* What you will do *
Quote all entries exactly, leaving pictures aside.

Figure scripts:
******************************

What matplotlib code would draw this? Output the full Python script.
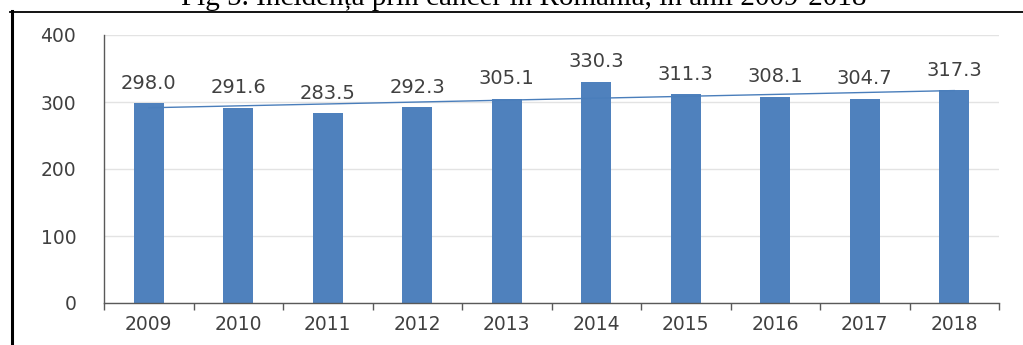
import numpy as np
import matplotlib
matplotlib.use("Agg")
import matplotlib.pyplot as plt
from matplotlib.lines import Line2D

years = ["2009", "2010", "2011", "2012", "2013", "2014", "2015", "2016", "2017", "2018"]
incidence = [298.0, 291.6, 283.5, 292.3, 305.1, 330.3, 311.3, 308.1, 304.7, 317.3]
yticks = [0, 100, 200, 300, 400]
title = "Fig 5. Incidența prin cancer în România, în anii 2009-2018"

bar_color = "#4F81BD"
text_color = "#404040"

fig = plt.figure(figsize=(10.23, 3.45), dpi=100)
W, H = 1023, 345
ax = fig.add_axes([104 / W, 42 / H, 895 / W, 268 / H])

x = np.arange(len(years))
ax.bar(x, incidence, width=0.33, color=bar_color, zorder=2)

# linear trend over the series
slope, icpt = np.polyfit(x, incidence, 1)
ax.plot([x[0], x[-1]], [icpt + slope * x[0], icpt + slope * x[-1]],
        color="#4A7EBB", lw=1.0, zorder=3)

for xi, v in zip(x, incidence):
    ax.annotate(f"{v:.1f}", (xi, v), xytext=(0, 20), textcoords="offset pixels",
                ha="center", va="center", fontsize=14, color=text_color)

ax.set_xlim(-0.5, len(years) - 0.5)
ax.set_ylim(0, 400)
ax.set_yticks(yticks)
ax.set_yticklabels([str(t) for t in yticks], fontsize=13.5, color=text_color)
ax.set_xticks(x)
ax.set_xticklabels(years, fontsize=13.5, color=text_color)
ax.set_xticks(np.arange(-0.5, len(years)), minor=True)
ax.tick_params(axis="x", which="major", length=0, pad=9)
ax.tick_params(axis="x", which="minor", length=5, width=1, color="#595959", direction="out")
ax.tick_params(axis="y", length=0, pad=20)

ax.grid(axis="y", color="#e3e3e3", lw=1, zorder=0)
for s in ["top", "right"]:
    ax.spines[s].set_visible(False)
for s in ["left", "bottom"]:
    ax.spines[s].set_color("#595959")
    ax.spines[s].set_linewidth(1)

# caption above the frame, cut off by the page edge
fig.text(524 / W, 1 - 5 / H, title, ha="center", va="baseline",
         fontsize=21, family="Liberation Serif", color="black")
fig.add_artist(Line2D([10 / W, 1], [1 - 11.5 / H, 1 - 11.5 / H], color="black", lw=1.3))
fig.add_artist(Line2D([11.5 / W, 11.5 / W], [0, 1 - 11 / H], color="black", lw=2.2))

fig.savefig("out.png", dpi=100)
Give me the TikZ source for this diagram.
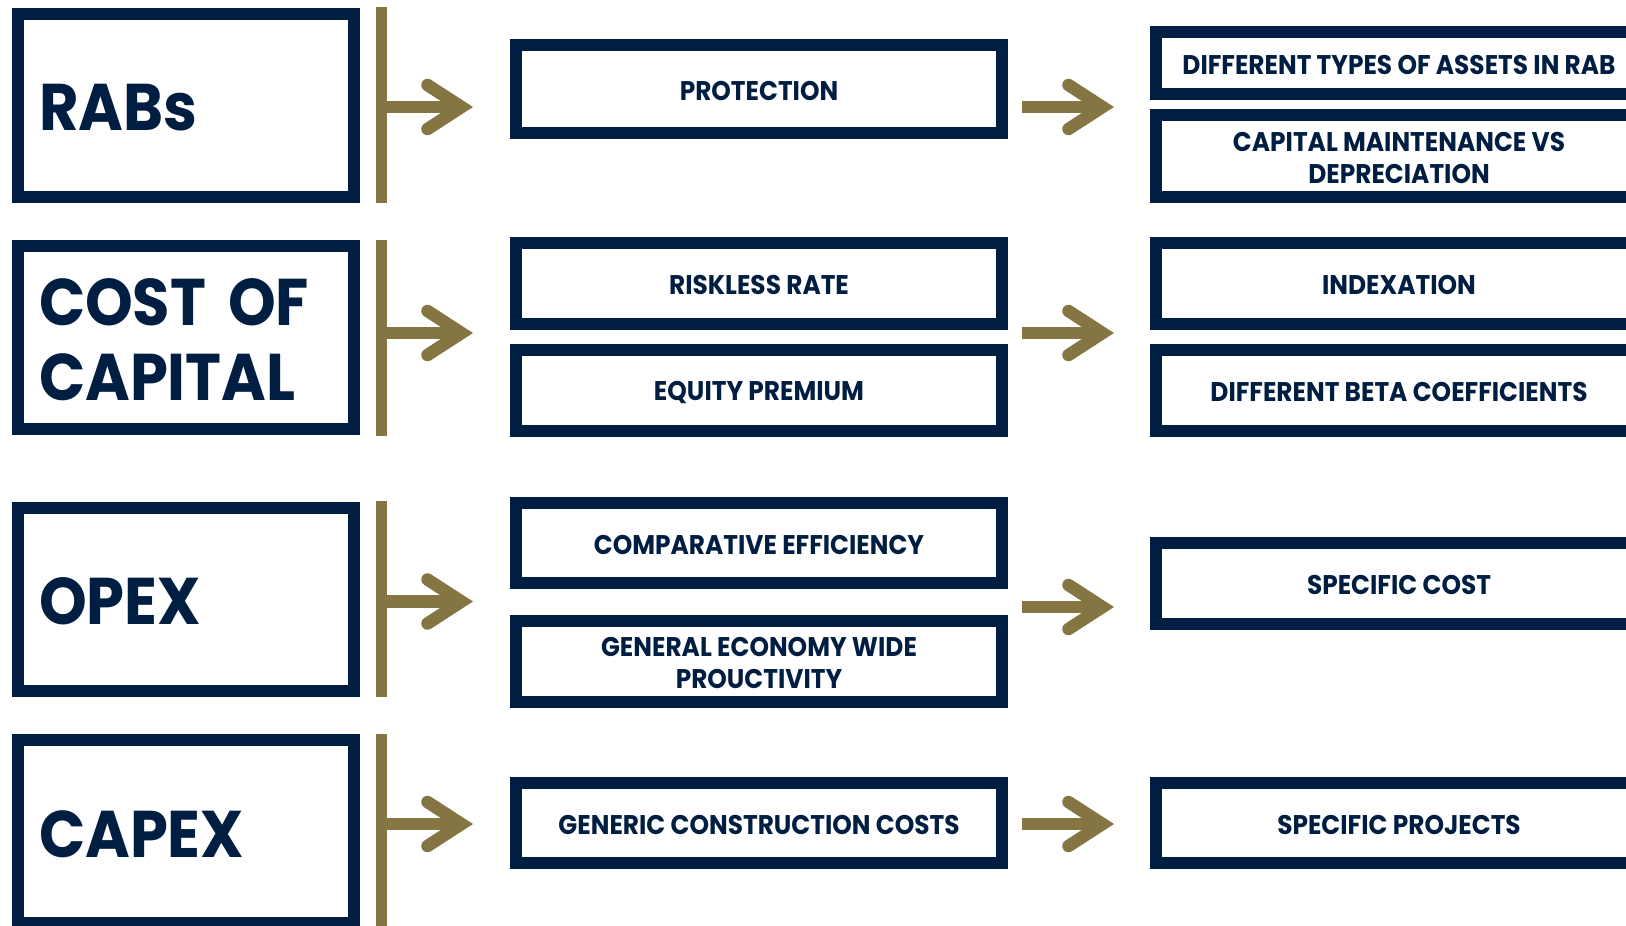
\documentclass[tikz,border=0pt]{standalone}
\usepackage{fontspec}
\usepackage{xcolor}
\usetikzlibrary{arrows.meta, positioning}
\newfontfamily\boxfont{Poppins}[FakeStretch=0.92]
\definecolor{navy}{RGB}{0,30,66}
\definecolor{gold}{RGB}{133,117,67}

\begin{document}
\begin{tikzpicture}[
    x=1pt, y=-1pt,
    headbox/.style={rectangle, draw=navy, line width=12pt, outer sep=0pt, minimum width=336pt, minimum height=183pt, inner xsep=21pt, text width=294pt, text height=52pt, align=left, text=navy, font=\boxfont\bfseries\fontsize{66}{75}\selectfont},
    bar/.style={rectangle, fill=gold, inner sep=0pt, outer sep=0pt, minimum width=11pt, minimum height=196pt},
    itembox/.style={rectangle, draw=navy, line width=12pt, outer sep=0pt, minimum width=486pt, inner sep=0pt, text height=23pt, align=center, text=navy, font=\boxfont\bfseries\fontsize{27}{32}\selectfont},
    twolines/.style={text height=55pt},
    flow/.style={draw=gold, line width=12.5pt, -{Straight Barb[length=34pt, width=44pt, line cap=round, line join=miter]}}
]
\clip (0,0) rectangle (1626,926);

% left column
\node[headbox] (rabs) at (186,105) {RABs};
\node[headbox] (cost) at (186,337.5) {COST OF\\CAPITAL};
\node[headbox] (opex) at (186,599) {OPEX};
\node[headbox] (capex) at (186,831.5) {CAPEX};
\node[bar, right=22pt of rabs] (rabsbar) {};
\node[bar, right=22pt of cost] (costbar) {};
\node[bar, right=22pt of opex] (opexbar) {};
\node[bar, right=22pt of capex] (capexbar) {};

% middle column
\node[itembox, minimum height=88pt] (protection) at (759,89) {PROTECTION};
\node[itembox, minimum height=81pt] (riskless) at (759,283.5) {RISKLESS RATE};
\node[itembox, minimum height=81pt, below=26pt of riskless] (equity) {EQUITY PREMIUM};
\node[itembox, minimum height=80pt] (comparative) at (759,543) {COMPARATIVE EFFICIENCY};
\node[itembox, twolines, minimum height=81pt, below=38pt of comparative] (economy) {GENERAL ECONOMY WIDE\\PROUCTIVITY};
\node[itembox, minimum height=80pt] (construction) at (759,823) {GENERIC CONSTRUCTION COSTS};

% right column
\node[itembox, minimum height=62pt] (assettypes) at (1399,63) {DIFFERENT TYPES OF ASSETS IN RAB};
\node[itembox, twolines, minimum height=82pt, below=21pt of assettypes] (maintenance) {CAPITAL MAINTENANCE VS\\DEPRECIATION};
\node[itembox, minimum height=81pt] (indexation) at (1399,283.5) {INDEXATION};
\node[itembox, minimum height=81pt, below=26pt of indexation] (beta) {DIFFERENT BETA COEFFICIENTS};
\node[itembox, minimum height=81pt] (specificcost) at (1399,583.5) {SPECIFIC COST};
\node[itembox, minimum height=80pt] (projects) at (1399,823) {SPECIFIC PROJECTS};

% arrow rows
\coordinate (row1) at (0,107);
\coordinate (row2) at (0,333);
\coordinate (row3) at (0,601.5);
\coordinate (row3b) at (0,607);
\coordinate (row4) at (0,824);

\draw[flow, shorten >=43pt] (rabsbar.east |- row1) -- (protection.west |- row1);
\draw[flow, shorten >=43pt] (costbar.east |- row2) -- (riskless.west |- row2);
\draw[flow, shorten >=43pt] (opexbar.east |- row3) -- (comparative.west |- row3);
\draw[flow, shorten >=43pt] (capexbar.east |- row4) -- (construction.west |- row4);

\draw[flow, shorten <=20pt, shorten >=42pt] (protection.east |- row1) -- (assettypes.west |- row1);
\draw[flow, shorten <=20pt, shorten >=42pt] (riskless.east |- row2) -- (indexation.west |- row2);
\draw[flow, shorten <=20pt, shorten >=42pt] (comparative.east |- row3b) -- (specificcost.west |- row3b);
\draw[flow, shorten <=20pt, shorten >=42pt] (construction.east |- row4) -- (projects.west |- row4);

\end{tikzpicture}
\end{document}
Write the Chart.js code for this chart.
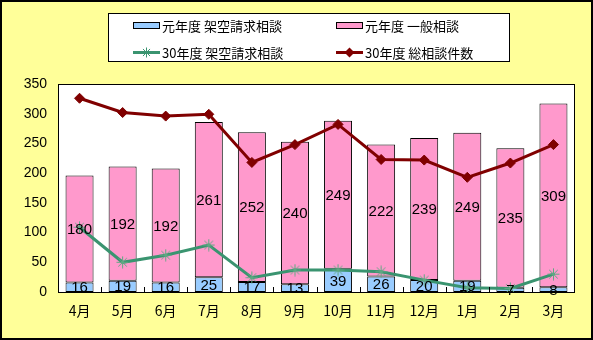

******************************

* Solved problem *
What matplotlib code would draw this? Output the full Python script.
import numpy as np
import matplotlib
matplotlib.use("Agg")
import matplotlib.pyplot as plt
from matplotlib.lines import Line2D

years = ["2009", "2010", "2011", "2012", "2013", "2014", "2015", "2016", "2017", "2018"]
incidence = [298.0, 291.6, 283.5, 292.3, 305.1, 330.3, 311.3, 308.1, 304.7, 317.3]
yticks = [0, 100, 200, 300, 400]
title = "Fig 5. Incidența prin cancer în România, în anii 2009-2018"

bar_color = "#4F81BD"
text_color = "#404040"

fig = plt.figure(figsize=(10.23, 3.45), dpi=100)
W, H = 1023, 345
ax = fig.add_axes([104 / W, 42 / H, 895 / W, 268 / H])

x = np.arange(len(years))
ax.bar(x, incidence, width=0.33, color=bar_color, zorder=2)

# linear trend over the series
slope, icpt = np.polyfit(x, incidence, 1)
ax.plot([x[0], x[-1]], [icpt + slope * x[0], icpt + slope * x[-1]],
        color="#4A7EBB", lw=1.0, zorder=3)

for xi, v in zip(x, incidence):
    ax.annotate(f"{v:.1f}", (xi, v), xytext=(0, 20), textcoords="offset pixels",
                ha="center", va="center", fontsize=14, color=text_color)

ax.set_xlim(-0.5, len(years) - 0.5)
ax.set_ylim(0, 400)
ax.set_yticks(yticks)
ax.set_yticklabels([str(t) for t in yticks], fontsize=13.5, color=text_color)
ax.set_xticks(x)
ax.set_xticklabels(years, fontsize=13.5, color=text_color)
ax.set_xticks(np.arange(-0.5, len(years)), minor=True)
ax.tick_params(axis="x", which="major", length=0, pad=9)
ax.tick_params(axis="x", which="minor", length=5, width=1, color="#595959", direction="out")
ax.tick_params(axis="y", length=0, pad=20)

ax.grid(axis="y", color="#e3e3e3", lw=1, zorder=0)
for s in ["top", "right"]:
    ax.spines[s].set_visible(False)
for s in ["left", "bottom"]:
    ax.spines[s].set_color("#595959")
    ax.spines[s].set_linewidth(1)

# caption above the frame, cut off by the page edge
fig.text(524 / W, 1 - 5 / H, title, ha="center", va="baseline",
         fontsize=21, family="Liberation Serif", color="black")
fig.add_artist(Line2D([10 / W, 1], [1 - 11.5 / H, 1 - 11.5 / H], color="black", lw=1.3))
fig.add_artist(Line2D([11.5 / W, 11.5 / W], [0, 1 - 11 / H], color="black", lw=2.2))

fig.savefig("out.png", dpi=100)
Give me the TikZ source for this diagram.
\documentclass[tikz,border=0pt]{standalone}
\usepackage{fontspec}
\usepackage{xcolor}
\usetikzlibrary{arrows.meta, positioning}
\newfontfamily\boxfont{Poppins}[FakeStretch=0.92]
\definecolor{navy}{RGB}{0,30,66}
\definecolor{gold}{RGB}{133,117,67}

\begin{document}
\begin{tikzpicture}[
    x=1pt, y=-1pt,
    headbox/.style={rectangle, draw=navy, line width=12pt, outer sep=0pt, minimum width=336pt, minimum height=183pt, inner xsep=21pt, text width=294pt, text height=52pt, align=left, text=navy, font=\boxfont\bfseries\fontsize{66}{75}\selectfont},
    bar/.style={rectangle, fill=gold, inner sep=0pt, outer sep=0pt, minimum width=11pt, minimum height=196pt},
    itembox/.style={rectangle, draw=navy, line width=12pt, outer sep=0pt, minimum width=486pt, inner sep=0pt, text height=23pt, align=center, text=navy, font=\boxfont\bfseries\fontsize{27}{32}\selectfont},
    twolines/.style={text height=55pt},
    flow/.style={draw=gold, line width=12.5pt, -{Straight Barb[length=34pt, width=44pt, line cap=round, line join=miter]}}
]
\clip (0,0) rectangle (1626,926);

% left column
\node[headbox] (rabs) at (186,105) {RABs};
\node[headbox] (cost) at (186,337.5) {COST OF\\CAPITAL};
\node[headbox] (opex) at (186,599) {OPEX};
\node[headbox] (capex) at (186,831.5) {CAPEX};
\node[bar, right=22pt of rabs] (rabsbar) {};
\node[bar, right=22pt of cost] (costbar) {};
\node[bar, right=22pt of opex] (opexbar) {};
\node[bar, right=22pt of capex] (capexbar) {};

% middle column
\node[itembox, minimum height=88pt] (protection) at (759,89) {PROTECTION};
\node[itembox, minimum height=81pt] (riskless) at (759,283.5) {RISKLESS RATE};
\node[itembox, minimum height=81pt, below=26pt of riskless] (equity) {EQUITY PREMIUM};
\node[itembox, minimum height=80pt] (comparative) at (759,543) {COMPARATIVE EFFICIENCY};
\node[itembox, twolines, minimum height=81pt, below=38pt of comparative] (economy) {GENERAL ECONOMY WIDE\\PROUCTIVITY};
\node[itembox, minimum height=80pt] (construction) at (759,823) {GENERIC CONSTRUCTION COSTS};

% right column
\node[itembox, minimum height=62pt] (assettypes) at (1399,63) {DIFFERENT TYPES OF ASSETS IN RAB};
\node[itembox, twolines, minimum height=82pt, below=21pt of assettypes] (maintenance) {CAPITAL MAINTENANCE VS\\DEPRECIATION};
\node[itembox, minimum height=81pt] (indexation) at (1399,283.5) {INDEXATION};
\node[itembox, minimum height=81pt, below=26pt of indexation] (beta) {DIFFERENT BETA COEFFICIENTS};
\node[itembox, minimum height=81pt] (specificcost) at (1399,583.5) {SPECIFIC COST};
\node[itembox, minimum height=80pt] (projects) at (1399,823) {SPECIFIC PROJECTS};

% arrow rows
\coordinate (row1) at (0,107);
\coordinate (row2) at (0,333);
\coordinate (row3) at (0,601.5);
\coordinate (row3b) at (0,607);
\coordinate (row4) at (0,824);

\draw[flow, shorten >=43pt] (rabsbar.east |- row1) -- (protection.west |- row1);
\draw[flow, shorten >=43pt] (costbar.east |- row2) -- (riskless.west |- row2);
\draw[flow, shorten >=43pt] (opexbar.east |- row3) -- (comparative.west |- row3);
\draw[flow, shorten >=43pt] (capexbar.east |- row4) -- (construction.west |- row4);

\draw[flow, shorten <=20pt, shorten >=42pt] (protection.east |- row1) -- (assettypes.west |- row1);
\draw[flow, shorten <=20pt, shorten >=42pt] (riskless.east |- row2) -- (indexation.west |- row2);
\draw[flow, shorten <=20pt, shorten >=42pt] (comparative.east |- row3b) -- (specificcost.west |- row3b);
\draw[flow, shorten <=20pt, shorten >=42pt] (construction.east |- row4) -- (projects.west |- row4);

\end{tikzpicture}
\end{document}
Write the Chart.js code for this chart.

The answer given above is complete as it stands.